Site and all content Copyright 2002-2006 Russell Croman unless otherwise noted.

A Star is Born

On 23 January 2004, amateur astronomer Jay McNeil discovered a new nebula in Orion, near the existing nebula, M78. Here is an animation of the emergence and evolution of his find, constructed using images taken by a number of amateur astronomers over a period of time.

What we are witnessing here is apparently the actual birth of a star. The young would-be star had been gathering material for untold years, shrouded in a cocoon of dust and gas. Then, in a matter of just a few months, it has burst into brilliance, lighting up the cloud around it. This cloud is changing rapidly, and professional astronomers are eagerly pursuing follow-up observations of this rare event.

Here are links to Jay's original discovery image and a follow-up image:

2004-01-23 discovery image.
2004-02-03 follow-up Image.
See the BBC News article on Jay's discovery!
Animation source images...

The above animation was constructed with five original images by the authors below. These were registered to each other, cropped to focus on the new nebula, and then animated using Adobe ImageReady. Three "tween" frames were generated between each main image.

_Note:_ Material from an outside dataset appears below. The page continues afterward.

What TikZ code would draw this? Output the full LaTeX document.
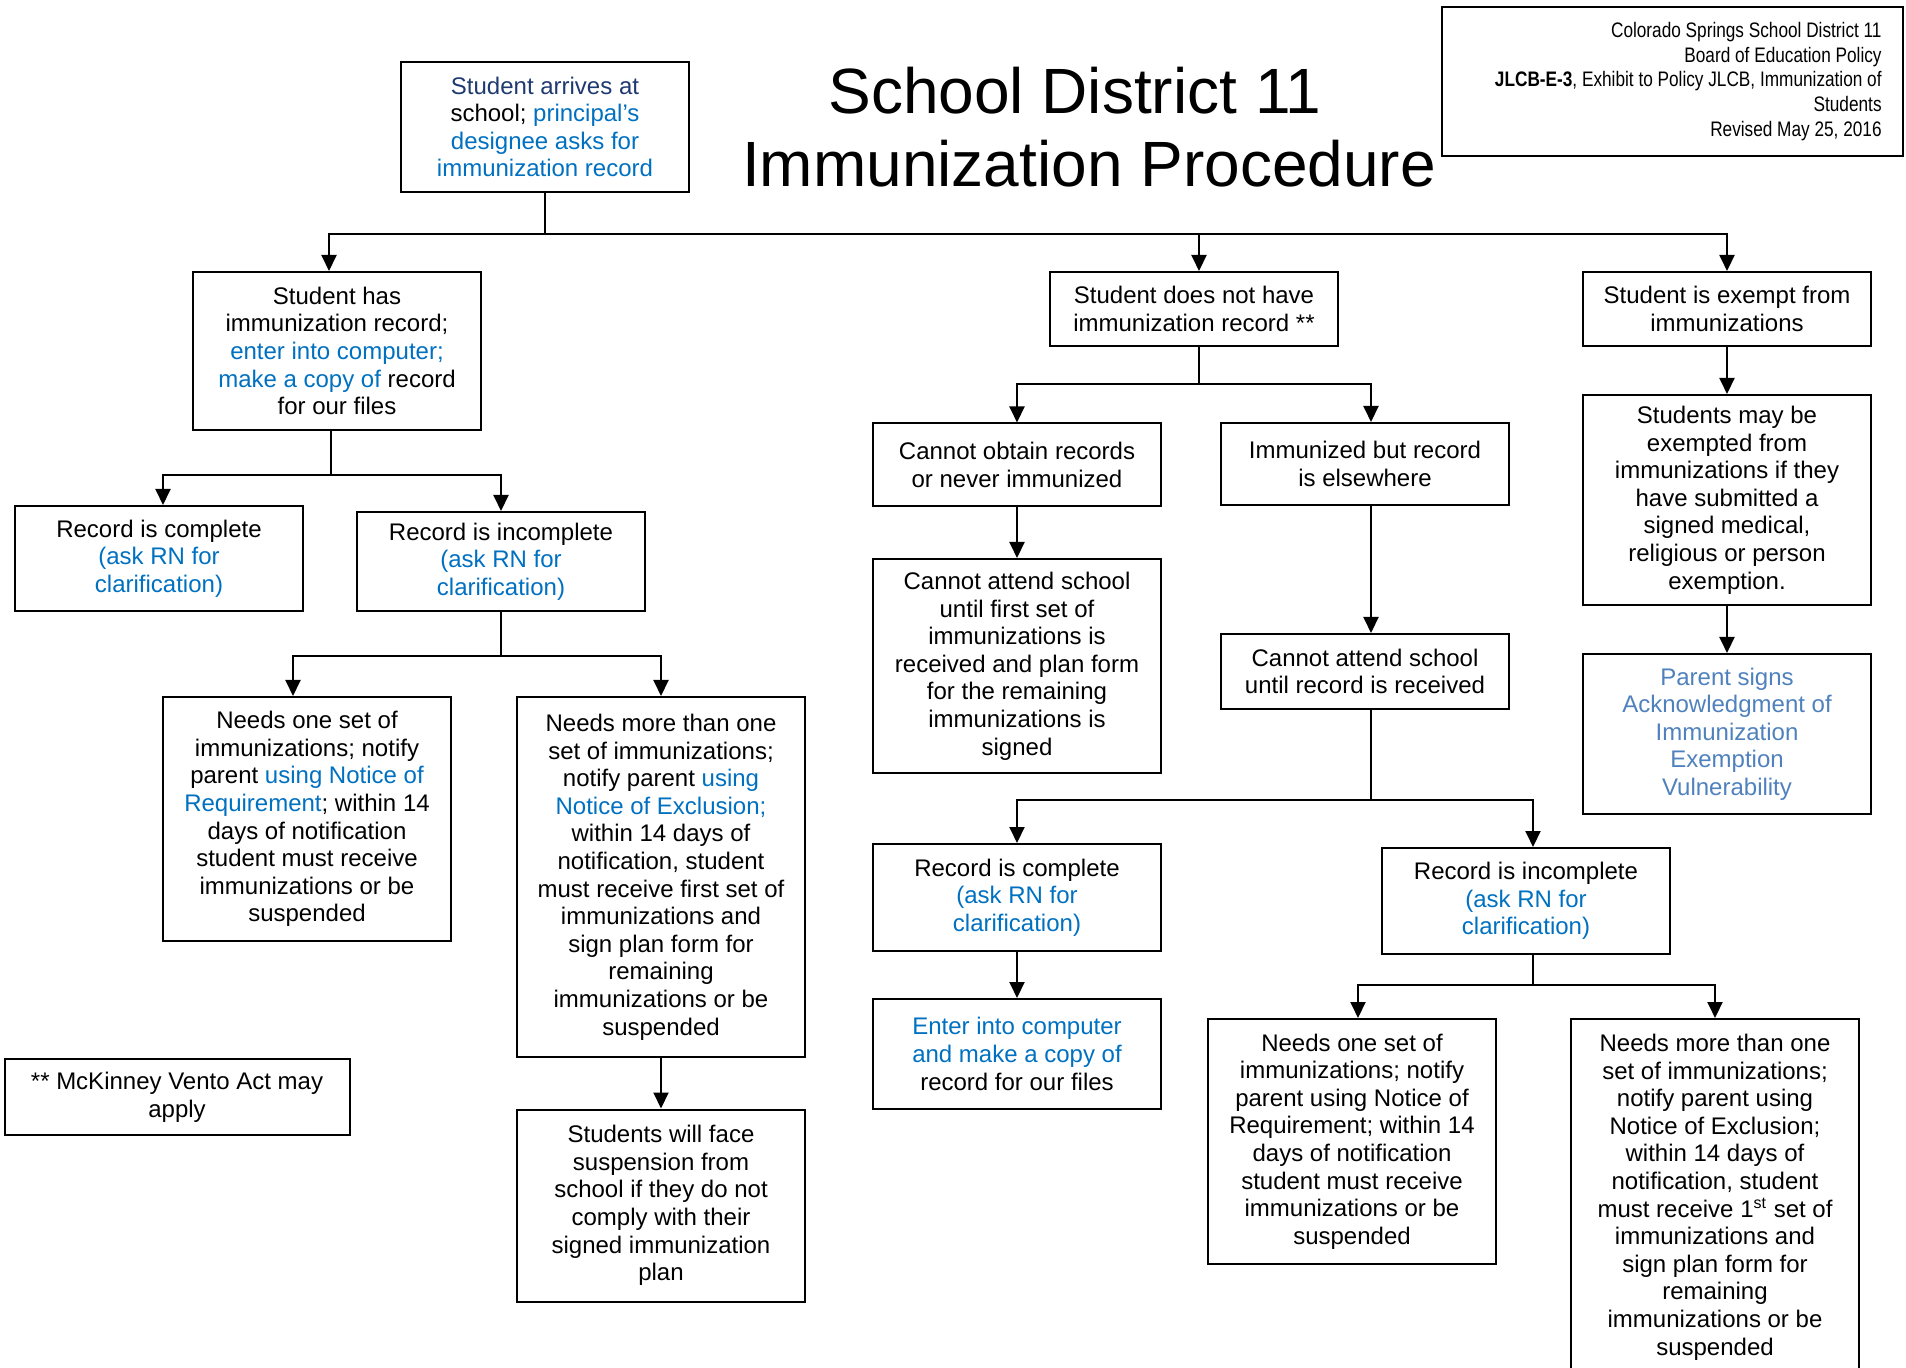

Note: All images are copyright their original authors. The use of their work here is gratefully acknowledged.

  1. 2002-12-07, Benoit Schillings, via private email.
  2. 2003-10-24, Cord Scholz.
  3. 2003-12-30, Russell Croman.
  4. 2004-01-20, Bob Fera.
  5. 2004-02-12, Adam Block.

Note also that these images were taken with widely varying equipment and filters. So while the above animation gives a good sense of the object's development, things such as absolute accuracy of brightness levels, for example, are not represented with very good precision.